Task to carry out
Select all lines with the string "seaborn" in them, and copy those lines.

-- begin Provided information --

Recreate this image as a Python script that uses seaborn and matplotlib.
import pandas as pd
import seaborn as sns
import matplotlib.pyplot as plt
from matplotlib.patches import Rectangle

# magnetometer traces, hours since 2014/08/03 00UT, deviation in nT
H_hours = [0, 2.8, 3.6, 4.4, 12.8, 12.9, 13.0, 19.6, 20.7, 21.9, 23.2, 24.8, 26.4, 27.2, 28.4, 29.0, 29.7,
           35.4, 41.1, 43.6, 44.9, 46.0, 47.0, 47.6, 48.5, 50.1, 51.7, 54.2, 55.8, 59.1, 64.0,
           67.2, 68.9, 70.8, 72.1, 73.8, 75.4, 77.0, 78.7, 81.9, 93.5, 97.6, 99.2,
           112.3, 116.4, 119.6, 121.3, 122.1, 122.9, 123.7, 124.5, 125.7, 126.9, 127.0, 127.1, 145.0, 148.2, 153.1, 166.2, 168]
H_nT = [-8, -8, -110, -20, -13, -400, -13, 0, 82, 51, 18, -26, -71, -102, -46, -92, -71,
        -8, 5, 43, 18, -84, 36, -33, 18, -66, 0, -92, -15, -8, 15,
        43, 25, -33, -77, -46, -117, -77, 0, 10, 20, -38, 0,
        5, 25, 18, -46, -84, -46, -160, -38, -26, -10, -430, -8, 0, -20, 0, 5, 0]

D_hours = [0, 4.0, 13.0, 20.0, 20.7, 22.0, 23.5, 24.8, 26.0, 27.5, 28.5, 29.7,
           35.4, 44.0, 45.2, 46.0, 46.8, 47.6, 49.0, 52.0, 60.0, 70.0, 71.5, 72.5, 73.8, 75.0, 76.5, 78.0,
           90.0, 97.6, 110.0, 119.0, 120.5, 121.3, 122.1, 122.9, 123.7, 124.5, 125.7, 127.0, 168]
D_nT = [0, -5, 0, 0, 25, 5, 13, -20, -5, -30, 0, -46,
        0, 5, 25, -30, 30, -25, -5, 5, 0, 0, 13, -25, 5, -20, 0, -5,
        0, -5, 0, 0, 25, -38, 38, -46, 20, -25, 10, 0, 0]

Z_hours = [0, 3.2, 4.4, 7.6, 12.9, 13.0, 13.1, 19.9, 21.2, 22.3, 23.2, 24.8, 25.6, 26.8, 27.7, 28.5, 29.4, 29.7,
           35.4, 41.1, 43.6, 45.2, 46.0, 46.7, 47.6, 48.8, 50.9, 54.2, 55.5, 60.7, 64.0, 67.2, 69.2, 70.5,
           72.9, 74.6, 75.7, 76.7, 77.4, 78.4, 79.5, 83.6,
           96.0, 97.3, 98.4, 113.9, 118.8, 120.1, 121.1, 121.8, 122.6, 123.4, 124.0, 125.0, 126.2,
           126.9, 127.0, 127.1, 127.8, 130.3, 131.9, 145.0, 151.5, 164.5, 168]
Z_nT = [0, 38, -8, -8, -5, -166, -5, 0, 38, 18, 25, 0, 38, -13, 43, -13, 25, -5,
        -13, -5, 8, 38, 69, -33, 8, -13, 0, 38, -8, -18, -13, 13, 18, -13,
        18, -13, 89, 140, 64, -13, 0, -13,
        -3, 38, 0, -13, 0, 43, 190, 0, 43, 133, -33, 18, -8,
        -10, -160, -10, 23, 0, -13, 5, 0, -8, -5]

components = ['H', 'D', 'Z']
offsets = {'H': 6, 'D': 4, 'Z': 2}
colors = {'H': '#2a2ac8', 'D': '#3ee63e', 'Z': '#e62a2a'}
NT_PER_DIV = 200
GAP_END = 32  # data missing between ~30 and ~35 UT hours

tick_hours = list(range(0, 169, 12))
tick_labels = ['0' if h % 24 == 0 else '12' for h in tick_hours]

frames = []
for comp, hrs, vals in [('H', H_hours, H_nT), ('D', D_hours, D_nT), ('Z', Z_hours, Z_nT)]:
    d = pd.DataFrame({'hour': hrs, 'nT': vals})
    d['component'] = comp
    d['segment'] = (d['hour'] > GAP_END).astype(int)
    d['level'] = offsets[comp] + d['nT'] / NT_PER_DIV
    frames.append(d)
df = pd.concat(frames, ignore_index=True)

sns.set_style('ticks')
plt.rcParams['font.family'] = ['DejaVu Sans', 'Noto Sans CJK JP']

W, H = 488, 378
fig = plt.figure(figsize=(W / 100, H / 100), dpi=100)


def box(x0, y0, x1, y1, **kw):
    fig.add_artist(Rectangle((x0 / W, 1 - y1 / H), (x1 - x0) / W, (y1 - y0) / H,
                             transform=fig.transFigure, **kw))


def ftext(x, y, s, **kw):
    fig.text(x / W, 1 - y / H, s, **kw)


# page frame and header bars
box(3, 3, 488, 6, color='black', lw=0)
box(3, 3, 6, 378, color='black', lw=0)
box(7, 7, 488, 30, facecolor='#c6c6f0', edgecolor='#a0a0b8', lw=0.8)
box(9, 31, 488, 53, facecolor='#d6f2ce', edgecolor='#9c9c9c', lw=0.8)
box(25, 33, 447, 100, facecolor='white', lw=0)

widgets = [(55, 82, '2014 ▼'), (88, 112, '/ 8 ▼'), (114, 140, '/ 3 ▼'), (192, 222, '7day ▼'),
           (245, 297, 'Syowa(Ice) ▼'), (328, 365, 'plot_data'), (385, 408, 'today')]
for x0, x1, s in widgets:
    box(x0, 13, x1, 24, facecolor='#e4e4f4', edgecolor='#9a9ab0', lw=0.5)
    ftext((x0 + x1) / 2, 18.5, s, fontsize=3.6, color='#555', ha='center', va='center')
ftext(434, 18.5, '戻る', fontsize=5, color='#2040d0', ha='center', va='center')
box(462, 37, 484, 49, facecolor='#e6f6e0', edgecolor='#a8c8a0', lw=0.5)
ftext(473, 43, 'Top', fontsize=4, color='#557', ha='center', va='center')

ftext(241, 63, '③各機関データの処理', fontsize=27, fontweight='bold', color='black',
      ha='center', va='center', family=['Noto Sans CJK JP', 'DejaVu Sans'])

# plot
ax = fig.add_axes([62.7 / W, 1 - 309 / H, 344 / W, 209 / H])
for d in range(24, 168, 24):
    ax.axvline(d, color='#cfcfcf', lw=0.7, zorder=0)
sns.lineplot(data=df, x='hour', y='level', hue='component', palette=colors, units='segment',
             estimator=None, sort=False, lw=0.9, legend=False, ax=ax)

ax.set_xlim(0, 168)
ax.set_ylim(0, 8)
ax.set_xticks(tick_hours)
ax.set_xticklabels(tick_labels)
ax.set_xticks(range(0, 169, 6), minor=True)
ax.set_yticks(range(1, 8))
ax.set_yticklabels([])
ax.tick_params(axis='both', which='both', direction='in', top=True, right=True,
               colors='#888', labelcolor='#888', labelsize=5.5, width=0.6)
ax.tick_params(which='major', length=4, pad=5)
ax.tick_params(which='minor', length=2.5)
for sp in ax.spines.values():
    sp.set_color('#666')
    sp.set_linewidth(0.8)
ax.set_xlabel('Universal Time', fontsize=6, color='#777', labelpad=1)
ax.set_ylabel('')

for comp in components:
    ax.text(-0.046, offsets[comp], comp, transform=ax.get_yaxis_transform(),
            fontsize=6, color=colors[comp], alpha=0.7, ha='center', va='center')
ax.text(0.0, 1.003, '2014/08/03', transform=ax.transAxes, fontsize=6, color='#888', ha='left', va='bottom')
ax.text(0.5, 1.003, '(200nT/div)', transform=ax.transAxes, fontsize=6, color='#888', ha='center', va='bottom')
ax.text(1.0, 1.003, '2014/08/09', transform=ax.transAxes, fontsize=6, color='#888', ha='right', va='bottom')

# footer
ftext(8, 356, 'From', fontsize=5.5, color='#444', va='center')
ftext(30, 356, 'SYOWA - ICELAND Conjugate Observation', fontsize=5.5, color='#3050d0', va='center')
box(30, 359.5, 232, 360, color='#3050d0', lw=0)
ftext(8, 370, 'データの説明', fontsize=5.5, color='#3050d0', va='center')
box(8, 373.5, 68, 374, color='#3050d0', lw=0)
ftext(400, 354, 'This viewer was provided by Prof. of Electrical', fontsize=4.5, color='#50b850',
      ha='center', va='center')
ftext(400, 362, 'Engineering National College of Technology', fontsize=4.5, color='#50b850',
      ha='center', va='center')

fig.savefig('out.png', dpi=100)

-- end Provided information --
-- begin Provided information --

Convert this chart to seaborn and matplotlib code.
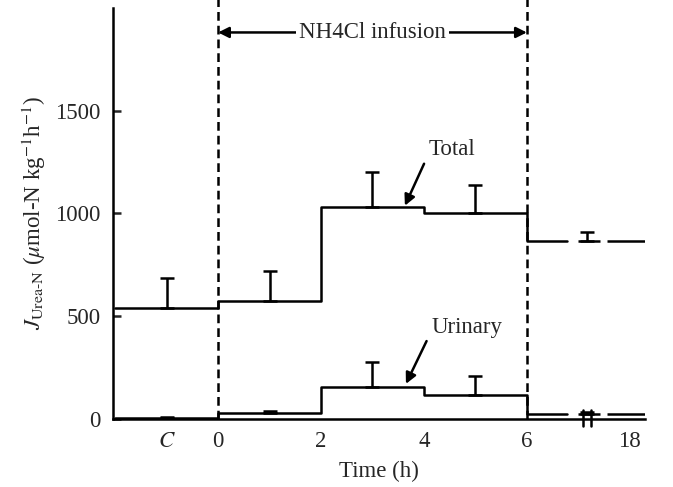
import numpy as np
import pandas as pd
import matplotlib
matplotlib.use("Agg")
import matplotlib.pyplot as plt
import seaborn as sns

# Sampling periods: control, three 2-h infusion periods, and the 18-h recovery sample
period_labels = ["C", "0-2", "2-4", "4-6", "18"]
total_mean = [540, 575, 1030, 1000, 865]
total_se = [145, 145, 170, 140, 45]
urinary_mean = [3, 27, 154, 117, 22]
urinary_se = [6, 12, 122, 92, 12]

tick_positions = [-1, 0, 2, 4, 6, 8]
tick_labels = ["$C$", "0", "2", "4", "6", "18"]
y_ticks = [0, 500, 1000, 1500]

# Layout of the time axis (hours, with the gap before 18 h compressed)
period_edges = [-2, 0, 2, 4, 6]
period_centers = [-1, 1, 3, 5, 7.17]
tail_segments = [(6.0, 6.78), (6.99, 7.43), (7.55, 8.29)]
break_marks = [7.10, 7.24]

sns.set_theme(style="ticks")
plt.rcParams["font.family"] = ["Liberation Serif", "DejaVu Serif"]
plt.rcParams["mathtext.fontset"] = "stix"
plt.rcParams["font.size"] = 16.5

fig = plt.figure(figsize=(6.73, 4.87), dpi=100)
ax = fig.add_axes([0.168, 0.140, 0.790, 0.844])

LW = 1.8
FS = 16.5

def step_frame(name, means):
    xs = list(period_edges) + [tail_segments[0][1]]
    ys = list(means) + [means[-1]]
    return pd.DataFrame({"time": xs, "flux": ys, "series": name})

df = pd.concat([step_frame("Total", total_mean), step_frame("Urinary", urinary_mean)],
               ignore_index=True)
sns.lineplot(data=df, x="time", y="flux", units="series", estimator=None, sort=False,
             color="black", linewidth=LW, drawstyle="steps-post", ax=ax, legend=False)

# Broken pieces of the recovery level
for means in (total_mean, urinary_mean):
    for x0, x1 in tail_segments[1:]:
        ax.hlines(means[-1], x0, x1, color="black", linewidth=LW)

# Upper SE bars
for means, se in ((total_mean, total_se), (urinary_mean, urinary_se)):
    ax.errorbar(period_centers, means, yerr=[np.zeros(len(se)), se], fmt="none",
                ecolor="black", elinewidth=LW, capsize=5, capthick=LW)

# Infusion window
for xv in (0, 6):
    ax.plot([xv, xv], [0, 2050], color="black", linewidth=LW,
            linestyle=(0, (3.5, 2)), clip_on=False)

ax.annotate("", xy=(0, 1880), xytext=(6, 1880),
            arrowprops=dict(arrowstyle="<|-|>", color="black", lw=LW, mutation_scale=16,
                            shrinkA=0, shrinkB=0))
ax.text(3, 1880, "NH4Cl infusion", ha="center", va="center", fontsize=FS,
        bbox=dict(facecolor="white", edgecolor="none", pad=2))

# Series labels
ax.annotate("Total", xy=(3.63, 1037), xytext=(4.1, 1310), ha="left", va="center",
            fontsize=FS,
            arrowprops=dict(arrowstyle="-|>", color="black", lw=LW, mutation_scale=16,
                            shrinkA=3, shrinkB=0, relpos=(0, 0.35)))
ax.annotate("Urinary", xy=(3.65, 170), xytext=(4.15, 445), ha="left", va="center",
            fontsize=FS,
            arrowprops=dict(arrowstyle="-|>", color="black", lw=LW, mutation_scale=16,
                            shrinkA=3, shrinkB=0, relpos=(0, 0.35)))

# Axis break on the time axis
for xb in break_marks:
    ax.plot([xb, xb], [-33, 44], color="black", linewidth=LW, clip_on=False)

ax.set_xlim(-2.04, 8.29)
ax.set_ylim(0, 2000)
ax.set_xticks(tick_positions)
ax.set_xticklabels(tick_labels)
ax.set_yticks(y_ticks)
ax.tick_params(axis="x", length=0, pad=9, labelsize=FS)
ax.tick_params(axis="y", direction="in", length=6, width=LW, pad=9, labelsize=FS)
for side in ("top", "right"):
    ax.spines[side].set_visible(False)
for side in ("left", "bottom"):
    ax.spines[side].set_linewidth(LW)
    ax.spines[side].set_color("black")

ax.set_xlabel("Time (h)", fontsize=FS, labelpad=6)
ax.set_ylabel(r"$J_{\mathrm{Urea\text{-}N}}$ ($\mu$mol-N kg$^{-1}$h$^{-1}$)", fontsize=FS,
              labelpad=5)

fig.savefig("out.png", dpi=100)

-- end Provided information --
-- begin Provided information --

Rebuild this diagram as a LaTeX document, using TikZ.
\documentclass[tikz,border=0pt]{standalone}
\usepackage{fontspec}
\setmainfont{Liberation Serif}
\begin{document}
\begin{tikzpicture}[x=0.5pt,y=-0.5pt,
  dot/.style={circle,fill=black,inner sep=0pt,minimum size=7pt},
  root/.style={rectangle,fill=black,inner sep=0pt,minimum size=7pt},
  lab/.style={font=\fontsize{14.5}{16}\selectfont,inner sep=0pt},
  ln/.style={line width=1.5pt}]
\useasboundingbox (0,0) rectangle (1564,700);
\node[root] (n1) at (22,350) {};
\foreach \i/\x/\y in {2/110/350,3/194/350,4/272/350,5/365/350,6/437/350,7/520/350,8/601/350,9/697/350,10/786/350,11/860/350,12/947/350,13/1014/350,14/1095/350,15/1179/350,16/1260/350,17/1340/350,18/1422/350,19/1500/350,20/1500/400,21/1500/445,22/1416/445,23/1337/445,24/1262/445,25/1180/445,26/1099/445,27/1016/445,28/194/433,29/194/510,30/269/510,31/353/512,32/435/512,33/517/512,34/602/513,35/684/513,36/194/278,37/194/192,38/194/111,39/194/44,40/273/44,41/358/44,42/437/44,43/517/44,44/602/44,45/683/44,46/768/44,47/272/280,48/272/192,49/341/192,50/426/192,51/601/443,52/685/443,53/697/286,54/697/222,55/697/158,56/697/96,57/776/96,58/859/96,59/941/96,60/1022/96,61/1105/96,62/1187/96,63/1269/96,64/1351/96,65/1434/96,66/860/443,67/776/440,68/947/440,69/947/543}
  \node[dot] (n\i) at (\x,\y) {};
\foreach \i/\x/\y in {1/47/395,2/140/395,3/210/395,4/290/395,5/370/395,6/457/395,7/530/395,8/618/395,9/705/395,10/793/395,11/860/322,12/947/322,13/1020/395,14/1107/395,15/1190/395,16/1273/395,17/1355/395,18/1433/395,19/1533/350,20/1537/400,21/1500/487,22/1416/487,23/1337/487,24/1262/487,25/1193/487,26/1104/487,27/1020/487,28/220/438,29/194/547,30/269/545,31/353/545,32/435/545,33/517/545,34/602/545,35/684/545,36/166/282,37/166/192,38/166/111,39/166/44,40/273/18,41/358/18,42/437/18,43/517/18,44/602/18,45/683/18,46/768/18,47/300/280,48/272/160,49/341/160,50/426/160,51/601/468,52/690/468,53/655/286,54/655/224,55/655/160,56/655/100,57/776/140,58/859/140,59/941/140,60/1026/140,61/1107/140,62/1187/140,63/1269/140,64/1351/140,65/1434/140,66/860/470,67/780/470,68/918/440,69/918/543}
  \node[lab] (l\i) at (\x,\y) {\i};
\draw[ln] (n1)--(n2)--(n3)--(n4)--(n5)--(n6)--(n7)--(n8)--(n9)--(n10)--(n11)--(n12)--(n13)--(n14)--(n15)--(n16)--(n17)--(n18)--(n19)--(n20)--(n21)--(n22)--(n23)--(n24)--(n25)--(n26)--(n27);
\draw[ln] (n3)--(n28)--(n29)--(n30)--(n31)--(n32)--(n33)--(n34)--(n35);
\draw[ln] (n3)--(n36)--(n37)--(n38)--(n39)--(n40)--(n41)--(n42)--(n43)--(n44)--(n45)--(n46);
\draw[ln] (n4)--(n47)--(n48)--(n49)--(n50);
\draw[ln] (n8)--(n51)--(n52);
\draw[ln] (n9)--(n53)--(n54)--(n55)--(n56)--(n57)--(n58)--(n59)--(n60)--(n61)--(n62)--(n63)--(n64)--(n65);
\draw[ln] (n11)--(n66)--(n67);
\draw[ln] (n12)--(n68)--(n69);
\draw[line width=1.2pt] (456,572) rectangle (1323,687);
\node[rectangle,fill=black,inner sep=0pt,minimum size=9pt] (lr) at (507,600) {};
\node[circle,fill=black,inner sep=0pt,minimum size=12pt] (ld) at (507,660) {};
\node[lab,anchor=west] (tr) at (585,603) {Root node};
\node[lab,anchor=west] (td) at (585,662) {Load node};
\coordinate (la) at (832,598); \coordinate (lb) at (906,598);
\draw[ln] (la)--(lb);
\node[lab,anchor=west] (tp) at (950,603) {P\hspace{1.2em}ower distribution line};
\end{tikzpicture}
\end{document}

-- end Provided information --

Result of the task
Recreate this image as a Python script that uses seaborn and matplotlib.
import seaborn as sns
Convert this chart to seaborn and matplotlib code.
import seaborn as sns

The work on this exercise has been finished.